#### [What you need to do]
In the data below, find the line with "Emit a Python" and output it along with every later line, exactly, but not the pictures.

— Start Records supplied —

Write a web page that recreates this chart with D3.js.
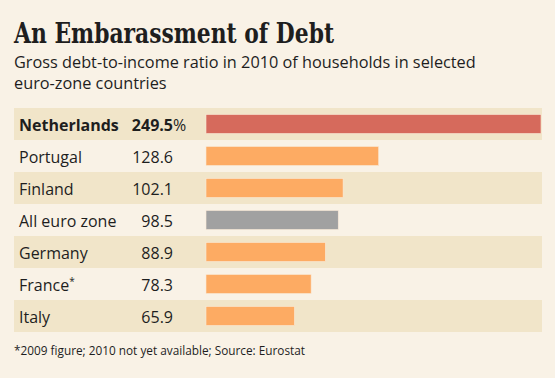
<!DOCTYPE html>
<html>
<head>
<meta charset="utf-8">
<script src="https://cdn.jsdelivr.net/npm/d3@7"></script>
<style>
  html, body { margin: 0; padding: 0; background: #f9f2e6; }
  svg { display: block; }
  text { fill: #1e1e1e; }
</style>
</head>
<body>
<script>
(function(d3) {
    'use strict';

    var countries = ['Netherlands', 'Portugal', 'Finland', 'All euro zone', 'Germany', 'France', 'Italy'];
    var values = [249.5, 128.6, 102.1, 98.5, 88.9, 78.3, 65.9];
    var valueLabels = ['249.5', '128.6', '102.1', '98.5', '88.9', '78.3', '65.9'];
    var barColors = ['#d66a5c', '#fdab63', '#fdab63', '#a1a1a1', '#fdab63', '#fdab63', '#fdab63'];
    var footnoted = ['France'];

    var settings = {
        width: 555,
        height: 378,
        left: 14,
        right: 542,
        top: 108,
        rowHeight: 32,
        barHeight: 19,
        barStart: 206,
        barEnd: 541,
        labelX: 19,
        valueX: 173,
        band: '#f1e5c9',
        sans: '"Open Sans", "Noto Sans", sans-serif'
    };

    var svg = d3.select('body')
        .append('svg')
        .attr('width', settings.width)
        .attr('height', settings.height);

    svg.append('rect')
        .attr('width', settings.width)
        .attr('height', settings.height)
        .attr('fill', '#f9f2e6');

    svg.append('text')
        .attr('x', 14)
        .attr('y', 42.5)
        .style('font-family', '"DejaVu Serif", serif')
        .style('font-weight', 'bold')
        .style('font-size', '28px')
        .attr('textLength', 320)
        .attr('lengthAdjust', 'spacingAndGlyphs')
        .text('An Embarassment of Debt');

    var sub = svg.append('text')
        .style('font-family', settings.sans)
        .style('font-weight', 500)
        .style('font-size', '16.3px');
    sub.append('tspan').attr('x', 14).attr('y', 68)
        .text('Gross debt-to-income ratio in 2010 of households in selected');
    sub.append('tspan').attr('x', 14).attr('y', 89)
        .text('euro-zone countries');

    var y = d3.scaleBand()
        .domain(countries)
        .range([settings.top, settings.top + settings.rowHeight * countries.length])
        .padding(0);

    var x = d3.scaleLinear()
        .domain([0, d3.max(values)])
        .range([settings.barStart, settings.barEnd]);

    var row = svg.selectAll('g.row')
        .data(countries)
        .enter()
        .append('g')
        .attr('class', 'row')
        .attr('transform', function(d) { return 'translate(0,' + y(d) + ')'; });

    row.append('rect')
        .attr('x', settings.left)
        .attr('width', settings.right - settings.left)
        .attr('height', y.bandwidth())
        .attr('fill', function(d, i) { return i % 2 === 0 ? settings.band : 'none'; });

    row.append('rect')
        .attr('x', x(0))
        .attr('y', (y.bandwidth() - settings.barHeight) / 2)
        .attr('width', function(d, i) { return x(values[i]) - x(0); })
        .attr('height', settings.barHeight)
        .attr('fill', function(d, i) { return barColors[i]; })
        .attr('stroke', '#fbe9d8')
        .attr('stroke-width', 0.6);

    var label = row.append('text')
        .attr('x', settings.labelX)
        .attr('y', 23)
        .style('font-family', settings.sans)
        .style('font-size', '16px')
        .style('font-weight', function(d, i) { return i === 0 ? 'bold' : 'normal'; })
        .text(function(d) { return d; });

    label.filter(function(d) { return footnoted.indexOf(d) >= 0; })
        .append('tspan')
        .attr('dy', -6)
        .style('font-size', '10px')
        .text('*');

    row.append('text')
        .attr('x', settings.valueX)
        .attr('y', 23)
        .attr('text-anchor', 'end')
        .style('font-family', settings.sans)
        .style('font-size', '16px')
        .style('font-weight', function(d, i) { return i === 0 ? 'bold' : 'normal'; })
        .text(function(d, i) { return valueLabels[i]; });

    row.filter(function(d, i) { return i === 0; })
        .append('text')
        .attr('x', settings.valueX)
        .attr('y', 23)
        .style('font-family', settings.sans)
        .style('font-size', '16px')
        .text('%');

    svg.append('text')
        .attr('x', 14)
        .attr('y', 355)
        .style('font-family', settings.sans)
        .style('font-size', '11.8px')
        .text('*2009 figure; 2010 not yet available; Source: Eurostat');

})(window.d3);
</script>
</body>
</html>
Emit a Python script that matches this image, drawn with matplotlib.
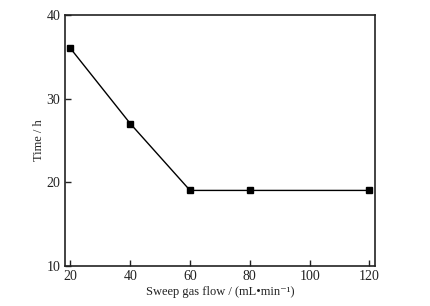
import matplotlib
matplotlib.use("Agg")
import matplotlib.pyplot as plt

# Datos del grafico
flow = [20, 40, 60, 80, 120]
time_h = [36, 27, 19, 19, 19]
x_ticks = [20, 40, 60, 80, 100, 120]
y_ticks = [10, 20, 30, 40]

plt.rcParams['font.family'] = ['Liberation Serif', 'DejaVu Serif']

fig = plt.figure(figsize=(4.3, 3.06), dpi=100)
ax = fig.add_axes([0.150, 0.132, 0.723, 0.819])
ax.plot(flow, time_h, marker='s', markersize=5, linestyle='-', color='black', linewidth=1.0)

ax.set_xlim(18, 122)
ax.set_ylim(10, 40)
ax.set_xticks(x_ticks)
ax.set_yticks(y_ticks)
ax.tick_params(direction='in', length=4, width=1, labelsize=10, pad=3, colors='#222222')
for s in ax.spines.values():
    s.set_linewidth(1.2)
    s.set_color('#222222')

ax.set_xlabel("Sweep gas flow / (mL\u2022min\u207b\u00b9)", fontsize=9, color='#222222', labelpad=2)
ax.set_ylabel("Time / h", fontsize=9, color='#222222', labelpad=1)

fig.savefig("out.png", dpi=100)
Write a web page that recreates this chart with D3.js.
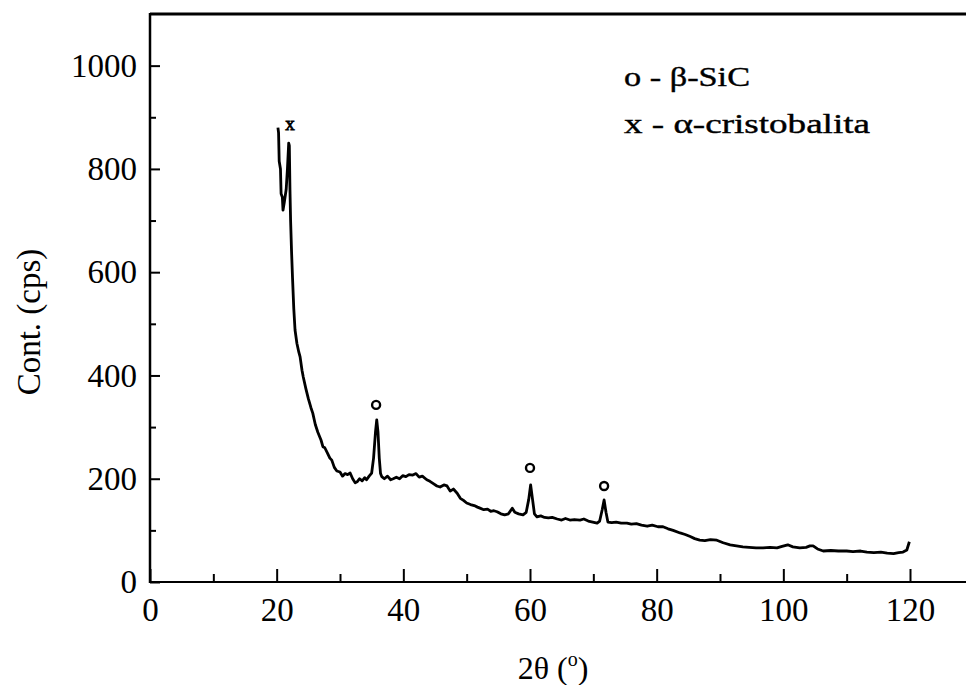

— End Records supplied —

#### [Correct result]
Emit a Python script that matches this image, drawn with matplotlib.
import matplotlib
matplotlib.use("Agg")
import matplotlib.pyplot as plt

# Datos del grafico
flow = [20, 40, 60, 80, 120]
time_h = [36, 27, 19, 19, 19]
x_ticks = [20, 40, 60, 80, 100, 120]
y_ticks = [10, 20, 30, 40]

plt.rcParams['font.family'] = ['Liberation Serif', 'DejaVu Serif']

fig = plt.figure(figsize=(4.3, 3.06), dpi=100)
ax = fig.add_axes([0.150, 0.132, 0.723, 0.819])
ax.plot(flow, time_h, marker='s', markersize=5, linestyle='-', color='black', linewidth=1.0)

ax.set_xlim(18, 122)
ax.set_ylim(10, 40)
ax.set_xticks(x_ticks)
ax.set_yticks(y_ticks)
ax.tick_params(direction='in', length=4, width=1, labelsize=10, pad=3, colors='#222222')
for s in ax.spines.values():
    s.set_linewidth(1.2)
    s.set_color('#222222')

ax.set_xlabel("Sweep gas flow / (mL\u2022min\u207b\u00b9)", fontsize=9, color='#222222', labelpad=2)
ax.set_ylabel("Time / h", fontsize=9, color='#222222', labelpad=1)

fig.savefig("out.png", dpi=100)
Write a web page that recreates this chart with D3.js.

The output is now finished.